## Begin Information supplied

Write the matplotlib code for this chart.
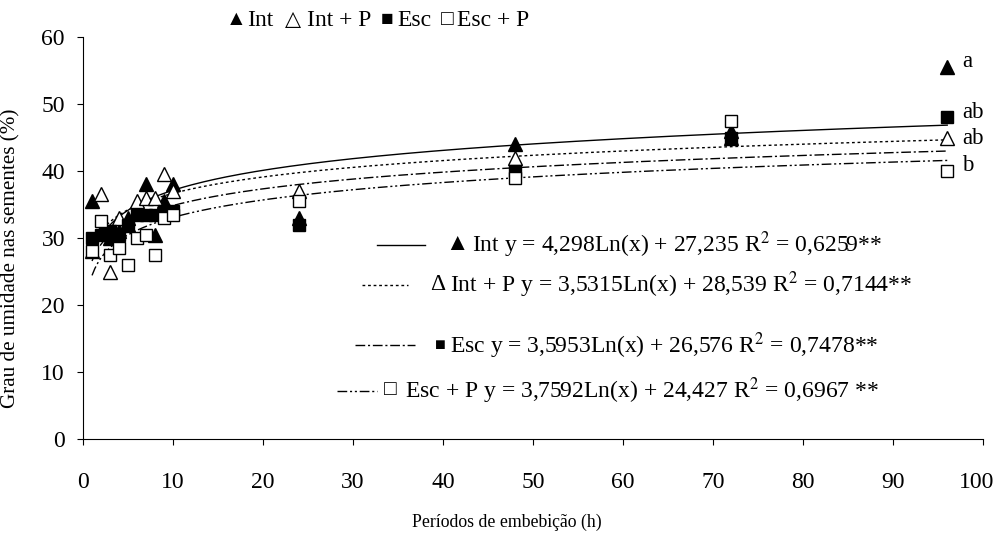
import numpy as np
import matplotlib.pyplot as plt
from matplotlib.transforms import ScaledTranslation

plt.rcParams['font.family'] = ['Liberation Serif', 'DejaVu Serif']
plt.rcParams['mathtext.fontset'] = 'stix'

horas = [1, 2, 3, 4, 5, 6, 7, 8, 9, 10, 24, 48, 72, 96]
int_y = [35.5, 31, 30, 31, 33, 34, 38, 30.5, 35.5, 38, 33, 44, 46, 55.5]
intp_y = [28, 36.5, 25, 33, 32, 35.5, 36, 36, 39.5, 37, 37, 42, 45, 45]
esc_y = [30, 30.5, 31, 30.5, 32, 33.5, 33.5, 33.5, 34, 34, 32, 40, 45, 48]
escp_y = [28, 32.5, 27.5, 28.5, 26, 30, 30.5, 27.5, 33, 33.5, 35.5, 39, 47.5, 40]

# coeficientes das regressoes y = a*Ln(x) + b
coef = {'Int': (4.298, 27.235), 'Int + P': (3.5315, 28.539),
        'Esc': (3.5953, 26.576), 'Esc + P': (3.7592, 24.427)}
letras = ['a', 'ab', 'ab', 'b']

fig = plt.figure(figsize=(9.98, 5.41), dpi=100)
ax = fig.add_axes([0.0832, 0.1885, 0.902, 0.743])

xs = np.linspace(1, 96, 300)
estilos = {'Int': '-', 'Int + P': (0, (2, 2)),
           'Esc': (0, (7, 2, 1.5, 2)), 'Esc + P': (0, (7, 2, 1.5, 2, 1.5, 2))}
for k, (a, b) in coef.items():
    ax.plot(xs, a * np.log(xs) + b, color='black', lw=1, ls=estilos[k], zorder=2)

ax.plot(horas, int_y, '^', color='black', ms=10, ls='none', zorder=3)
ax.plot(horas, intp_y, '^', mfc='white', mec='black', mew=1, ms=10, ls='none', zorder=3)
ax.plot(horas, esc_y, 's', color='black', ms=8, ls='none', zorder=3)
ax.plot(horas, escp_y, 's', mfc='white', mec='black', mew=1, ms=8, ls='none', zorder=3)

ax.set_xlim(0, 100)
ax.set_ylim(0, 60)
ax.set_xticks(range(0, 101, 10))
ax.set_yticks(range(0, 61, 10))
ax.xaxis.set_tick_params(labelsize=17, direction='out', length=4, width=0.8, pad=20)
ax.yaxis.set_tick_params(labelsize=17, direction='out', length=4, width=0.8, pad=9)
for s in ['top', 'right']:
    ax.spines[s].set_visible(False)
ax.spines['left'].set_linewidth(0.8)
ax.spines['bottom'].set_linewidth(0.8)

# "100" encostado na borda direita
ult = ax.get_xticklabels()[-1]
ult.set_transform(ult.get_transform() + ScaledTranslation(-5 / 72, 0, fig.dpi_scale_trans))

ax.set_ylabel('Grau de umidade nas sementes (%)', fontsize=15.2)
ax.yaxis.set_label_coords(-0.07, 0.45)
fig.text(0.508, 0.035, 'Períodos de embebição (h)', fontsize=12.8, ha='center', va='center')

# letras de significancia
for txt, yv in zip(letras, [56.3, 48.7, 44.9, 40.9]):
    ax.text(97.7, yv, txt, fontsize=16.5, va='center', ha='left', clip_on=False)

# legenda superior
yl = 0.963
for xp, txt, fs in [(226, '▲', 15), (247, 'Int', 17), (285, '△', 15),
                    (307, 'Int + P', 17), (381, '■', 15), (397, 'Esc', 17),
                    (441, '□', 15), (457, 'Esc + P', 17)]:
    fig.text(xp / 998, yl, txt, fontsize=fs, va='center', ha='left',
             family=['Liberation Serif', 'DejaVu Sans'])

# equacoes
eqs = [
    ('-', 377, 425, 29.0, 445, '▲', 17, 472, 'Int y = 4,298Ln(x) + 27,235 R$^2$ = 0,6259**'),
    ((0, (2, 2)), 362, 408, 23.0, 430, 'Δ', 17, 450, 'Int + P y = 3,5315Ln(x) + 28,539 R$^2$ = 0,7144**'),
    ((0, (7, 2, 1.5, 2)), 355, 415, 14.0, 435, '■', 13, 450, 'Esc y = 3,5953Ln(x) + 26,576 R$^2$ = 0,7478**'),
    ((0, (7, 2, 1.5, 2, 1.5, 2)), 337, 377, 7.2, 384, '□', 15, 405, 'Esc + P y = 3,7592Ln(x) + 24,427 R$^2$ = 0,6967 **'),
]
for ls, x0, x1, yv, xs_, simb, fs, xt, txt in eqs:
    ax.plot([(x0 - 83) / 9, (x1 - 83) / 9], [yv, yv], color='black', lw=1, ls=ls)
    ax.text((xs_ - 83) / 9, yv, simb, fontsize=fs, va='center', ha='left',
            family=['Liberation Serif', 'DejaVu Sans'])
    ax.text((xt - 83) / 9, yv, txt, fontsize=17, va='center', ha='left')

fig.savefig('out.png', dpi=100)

## End Information supplied

Brief
Without the pictures, return the listing above from its first line through the line that has "mew=1, ms=8, ls='none', zorder=3)".

Exercise output
Write the matplotlib code for this chart.
import numpy as np
import matplotlib.pyplot as plt
from matplotlib.transforms import ScaledTranslation

plt.rcParams['font.family'] = ['Liberation Serif', 'DejaVu Serif']
plt.rcParams['mathtext.fontset'] = 'stix'

horas = [1, 2, 3, 4, 5, 6, 7, 8, 9, 10, 24, 48, 72, 96]
int_y = [35.5, 31, 30, 31, 33, 34, 38, 30.5, 35.5, 38, 33, 44, 46, 55.5]
intp_y = [28, 36.5, 25, 33, 32, 35.5, 36, 36, 39.5, 37, 37, 42, 45, 45]
esc_y = [30, 30.5, 31, 30.5, 32, 33.5, 33.5, 33.5, 34, 34, 32, 40, 45, 48]
escp_y = [28, 32.5, 27.5, 28.5, 26, 30, 30.5, 27.5, 33, 33.5, 35.5, 39, 47.5, 40]

# coeficientes das regressoes y = a*Ln(x) + b
coef = {'Int': (4.298, 27.235), 'Int + P': (3.5315, 28.539),
        'Esc': (3.5953, 26.576), 'Esc + P': (3.7592, 24.427)}
letras = ['a', 'ab', 'ab', 'b']

fig = plt.figure(figsize=(9.98, 5.41), dpi=100)
ax = fig.add_axes([0.0832, 0.1885, 0.902, 0.743])

xs = np.linspace(1, 96, 300)
estilos = {'Int': '-', 'Int + P': (0, (2, 2)),
           'Esc': (0, (7, 2, 1.5, 2)), 'Esc + P': (0, (7, 2, 1.5, 2, 1.5, 2))}
for k, (a, b) in coef.items():
    ax.plot(xs, a * np.log(xs) + b, color='black', lw=1, ls=estilos[k], zorder=2)

ax.plot(horas, int_y, '^', color='black', ms=10, ls='none', zorder=3)
ax.plot(horas, intp_y, '^', mfc='white', mec='black', mew=1, ms=10, ls='none', zorder=3)
ax.plot(horas, esc_y, 's', color='black', ms=8, ls='none', zorder=3)
ax.plot(horas, escp_y, 's', mfc='white', mec='black', mew=1, ms=8, ls='none', zorder=3)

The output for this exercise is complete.